Mr. Rivera's union is the largest in the state. His most recent mission has been to bring thousands of non-unionized home health workers into the fold. More than 15,000 home health aides in the city have voted to join the union, but negotiating contracts with the various licensed home care service agencies has proved extremely difficult.
Mr. Rivera is pushing the matter aggressively on two fronts. In the court of public opinion, his union has posed the issue as a moral or ethical one: "Should we allow those on whom we rely to provide assistance to our loved ones to live in poverty and deprivation?"
And in the arena of hardball labor negotiations, 1199 is threatening to call the nation's first strike ever by home health aides. If no contract is reached by Sept. 18-next Wednesday-union members will begin a strike against Premier Home Health Care Services, which employs about 3,500 home health aides.
The president of Premier, Arthur Schwabe, agrees that the workers are underpaid and deserve health coverage and other benefits. "I want wage and benefit increases for my people," he said.
But for that to happen, according to Mr. Schwabe, the government would have to come up with more money, or the union would have to take the money that is already available and divide it among many more workers.
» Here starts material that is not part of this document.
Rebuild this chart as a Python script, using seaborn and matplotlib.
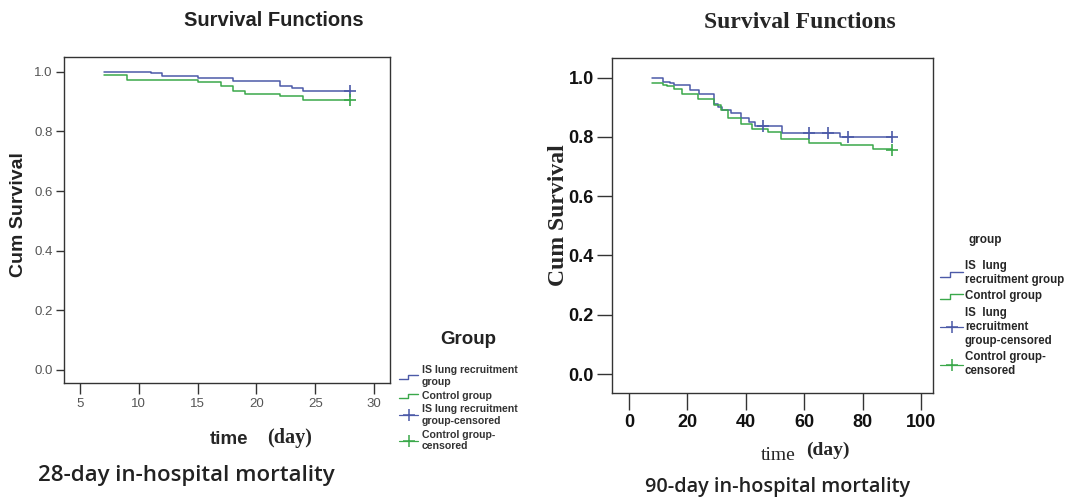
import matplotlib
matplotlib.use('Agg')
import matplotlib.pyplot as plt
import seaborn as sns
import pandas as pd
from matplotlib.lines import Line2D
from matplotlib.legend_handler import HandlerBase

# ---------------- data ----------------
# 28-day Kaplan-Meier curves (time in days, cumulative survival)
days_is_28 = [7, 11, 12, 15, 18, 22, 23, 24, 28]
surv_is_28 = [1.0, 0.995, 0.987, 0.979, 0.969, 0.954, 0.946, 0.935, 0.935]
days_ctrl_28 = [7, 9, 15, 17, 18, 19, 22, 24, 28]
surv_ctrl_28 = [0.99, 0.974, 0.965, 0.954, 0.935, 0.926, 0.918, 0.906, 0.906]
cens_is_28_t = [28]
cens_is_28_s = [0.935]
cens_ctrl_28_t = [28]
cens_ctrl_28_s = [0.906]

# 90-day Kaplan-Meier curves
days_is_90 = [8, 11.5, 14, 15.5, 21, 24, 29, 30.5, 32, 35, 38.5, 41, 43, 52.3, 72.3, 90]
surv_is_90 = [1.0, 0.985, 0.980, 0.974, 0.957, 0.944, 0.912, 0.901, 0.890, 0.879,
              0.862, 0.850, 0.835, 0.812, 0.800, 0.800]
days_ctrl_90 = [8, 11.5, 13, 15.5, 18, 23.5, 29, 31.5, 34, 38.5, 42, 47.5, 52, 61.5, 72.5, 83.5, 90]
surv_ctrl_90 = [0.982, 0.976, 0.971, 0.963, 0.946, 0.929, 0.907, 0.890, 0.862, 0.845,
                0.828, 0.817, 0.794, 0.779, 0.772, 0.760, 0.760]
cens_is_90_t = [45.9, 61.7, 68.3, 74.9, 90]
cens_is_90_s = [0.835, 0.812, 0.812, 0.800, 0.800]
cens_ctrl_90_t = [90]
cens_ctrl_90_s = [0.757]

xticks_28 = [5, 10, 15, 20, 25, 30]
xticks_90 = [0, 20, 40, 60, 80, 100]
yticks = [0.0, 0.2, 0.4, 0.6, 0.8, 1.0]

labels_28 = ["IS lung recruitment\ngroup", "Control group",
             "IS lung recruitment\ngroup-censored", "Control group-\ncensored"]
labels_90 = ["IS  lung\nrecruitment group", "Control group",
             "IS  lung\nrecruitment\ngroup-censored", "Control group-\ncensored"]

BLUE = '#4c5aa8'
GREEN = '#3aa84a'

# ---------------- style ----------------
sns.set_theme(style='ticks')
plt.rcParams['font.family'] = ['Liberation Sans', 'DejaVu Sans']
plt.rcParams['axes.edgecolor'] = '#333333'

W, H = 1065, 500
fig = plt.figure(figsize=(W / 100, H / 100), dpi=100)
fig.patch.set_facecolor('white')


def rect(l, t, r, b):
    return [l / W, 1 - b / H, (r - l) / W, (b - t) / H]


ax1 = fig.add_axes(rect(64, 57, 390, 383))
ax2 = fig.add_axes(rect(612, 58, 933, 393))


def draw(ax, dt_is, s_is, dt_c, s_c, cit, cis, cct, ccs):
    d1 = pd.DataFrame({'time': dt_is, 'surv': s_is})
    d2 = pd.DataFrame({'time': dt_c, 'surv': s_c})
    sns.lineplot(data=d1, x='time', y='surv', ax=ax, color=BLUE, lw=1.1,
                 drawstyle='steps-post', estimator=None, sort=False)
    sns.lineplot(data=d2, x='time', y='surv', ax=ax, color=GREEN, lw=1.1,
                 drawstyle='steps-post', estimator=None, sort=False)
    sns.scatterplot(x=cit, y=cis, ax=ax, marker='+', s=80, color=BLUE, linewidth=1.2, zorder=5)
    sns.scatterplot(x=cct, y=ccs, ax=ax, marker='+', s=80, color=GREEN, linewidth=1.2, zorder=5)
    for sp in ax.spines.values():
        sp.set_visible(True)
        sp.set_linewidth(1.0)
    ax.set_xlabel('')
    ax.set_ylabel('')


draw(ax1, days_is_28, surv_is_28, days_ctrl_28, surv_ctrl_28,
     cens_is_28_t, cens_is_28_s, cens_ctrl_28_t, cens_ctrl_28_s)
draw(ax2, days_is_90, surv_is_90, days_ctrl_90, surv_ctrl_90,
     cens_is_90_t, cens_is_90_s, cens_ctrl_90_t, cens_ctrl_90_s)

# axis 1 (28-day)
ax1.set_xlim(3.64, 31.36)
ax1.set_ylim(-0.044, 1.05)
ax1.set_xticks(xticks_28)
ax1.set_yticks(yticks)
ax1.set_yticklabels([f'{v:.1f}' for v in yticks])
ax1.tick_params(axis='both', labelsize=9.5, labelcolor='#555555', color='#333333', width=1)
ax1.tick_params(axis='x', length=8, pad=3)
ax1.tick_params(axis='y', length=6, pad=2)

# axis 2 (90-day)
ax2.set_xlim(-5.8, 104.1)
ax2.set_ylim(-0.064, 1.066)
ax2.set_xticks(xticks_90)
ax2.set_yticks(yticks)
ax2.set_yticklabels([f'{v:.1f}' for v in yticks])
for lab in ax2.get_xticklabels() + ax2.get_yticklabels():
    lab.set_fontweight('bold')
ax2.tick_params(axis='both', labelsize=13, labelcolor='#111111', color='#333333', width=1)
ax2.tick_params(axis='x', length=12, pad=3)
ax2.tick_params(axis='y', length=11, pad=2)


# ---------------- legends ----------------
class StepHandler(HandlerBase):
    def create_artists(self, legend, orig_handle, xdescent, ydescent, width, height, fontsize, trans):
        x0, y0 = -xdescent, -ydescent
        xs = [x0, x0 + width * 0.45, x0 + width * 0.45, x0 + width]
        ys = [y0 + height * 0.1, y0 + height * 0.1, y0 + height * 0.7, y0 + height * 0.7]
        return [Line2D(xs, ys, color=orig_handle.get_color(), lw=1, transform=trans)]


def handles():
    h1 = Line2D([], [], color=BLUE)
    h2 = Line2D([], [], color=GREEN)
    h3 = Line2D([], [], color=BLUE, lw=0.9, marker='+', markersize=9, markeredgewidth=1.1)
    h4 = Line2D([], [], color=GREEN, lw=0.9, marker='+', markersize=9, markeredgewidth=1.1)
    return [h1, h2, h3, h4]


hs = handles()
leg1 = fig.legend(hs, labels_28, loc='upper left', bbox_to_anchor=(392 / W, 1 - 358 / H),
                  frameon=False, prop={'size': 7.6, 'weight': 'bold'},
                  handlelength=1.8, handletextpad=0.3, labelspacing=0.35, borderpad=0.2,
                  handler_map={hs[0]: StepHandler(), hs[1]: StepHandler()})
for t in leg1.get_texts():
    t.set_color('#333333')

hs2 = handles()
leg2 = fig.legend(hs2, labels_90, loc='upper left', bbox_to_anchor=(932 / W, 1 - 252 / H),
                  frameon=False, prop={'size': 8.3, 'weight': 'bold'},
                  handlelength=2.0, handletextpad=0.15, labelspacing=0.4, borderpad=0.2,
                  handler_map={hs2[0]: StepHandler(), hs2[1]: StepHandler()})

# ---------------- texts ----------------
def ftext(x, y, s, **kw):
    fig.text(x / W, 1 - y / H, s, **kw)


serif = ['Liberation Serif', 'DejaVu Serif']

ftext(468, 340, 'Group', ha='center', va='center', fontsize=13.5, fontweight='bold',
      color='#222222')
ftext(985, 240, 'group', ha='center', va='center', fontsize=8.5, fontweight='bold')

ftext(274, 20, 'Survival Functions', ha='center', va='center', fontsize=14.5,
      fontweight='bold', color='#222222')
ftext(800, 22, 'Survival Functions', ha='center', va='center', fontsize=17,
      fontweight='bold', family=serif)

ftext(19, 215, 'Cum Survival', ha='center', va='center', rotation=90, fontsize=14,
      fontweight='bold', color='#222222')
ftext(558, 215, 'Cum Survival', ha='center', va='center', rotation=90, fontsize=17,
      fontweight='bold', family=serif)

ftext(248, 439, 'time', ha='right', va='center', fontsize=13.5, fontweight='bold')
ftext(267, 438, '(day)', ha='left', va='center', fontsize=14.5, fontweight='bold', family=serif)
ftext(796, 456, 'time', ha='right', va='center', fontsize=14, family=serif)
ftext(806, 450, '(day)', ha='left', va='center', fontsize=14, fontweight='bold', family=serif)

ftext(186, 476, '28-day in-hospital mortality', ha='center', va='center', fontsize=16,
      fontweight='semibold', family=['Open Sans', 'DejaVu Sans'], color='#222222')
ftext(778, 487, '90-day in-hospital mortality', ha='center', va='center', fontsize=14.3,
      fontweight='semibold', family=['Open Sans', 'DejaVu Sans'], color='#222222')

fig.savefig('out.png', dpi=100, facecolor='white')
Neither of those options is likely.
Sep 12, '02
I definitely agree that home health aides and homemaker/companions are some of the most overworked and underpaid people around. Occasionally when we are understaffed due to illness or vacations, I have to go out to cover for one of the aides, and boy, I really appreciate all they do after that! I'm not sure I could do all the things they do every day and still have a smile on my face. They really don't get all the credit or benefits to go along with it for what they deserve!
Sep 14, '02
Been in home health for 11 years and I know exactly what you mean........in the last place I worked the aides made 9. per hour but they had to pay for a family insurance plan over 500 per month.........................
Sep 15, '02
I actually was a HHA during school and didn't feel underpaid. I say this because I only had to look after one person or two people at a time. I felt underpaid when I took a job in LTC looking after 9 at a time and barely making more. I do think the low wages will not attract good workers to this field though, so a pay raise is in order. ESPECIALLY FOR NYC!
Sep 23, '02
I worked as a nurses aide while I went to nursing school
so I understand how hard the work is. At the time I didn't feel I was underpaid, I was happy to be getting the experience at the time. I've been an rn now for greater than 12 years and once was asked to do the job of a nursing assistant when I was on call as an RN for a home health agency that I left, you can guess why. I didn't have the faintest idea how to do the job. I was away from this type of patient care for too long to do the job the way it deserved to be done. I will not go into detail but when I was leaving I'm sure the patient was glad to get rid of me. After the experience I refused to do any such job again on only a registered nurse pay, at the time 30 dollars hour.
Sep 24, '02
Good article, tells the brutal truth.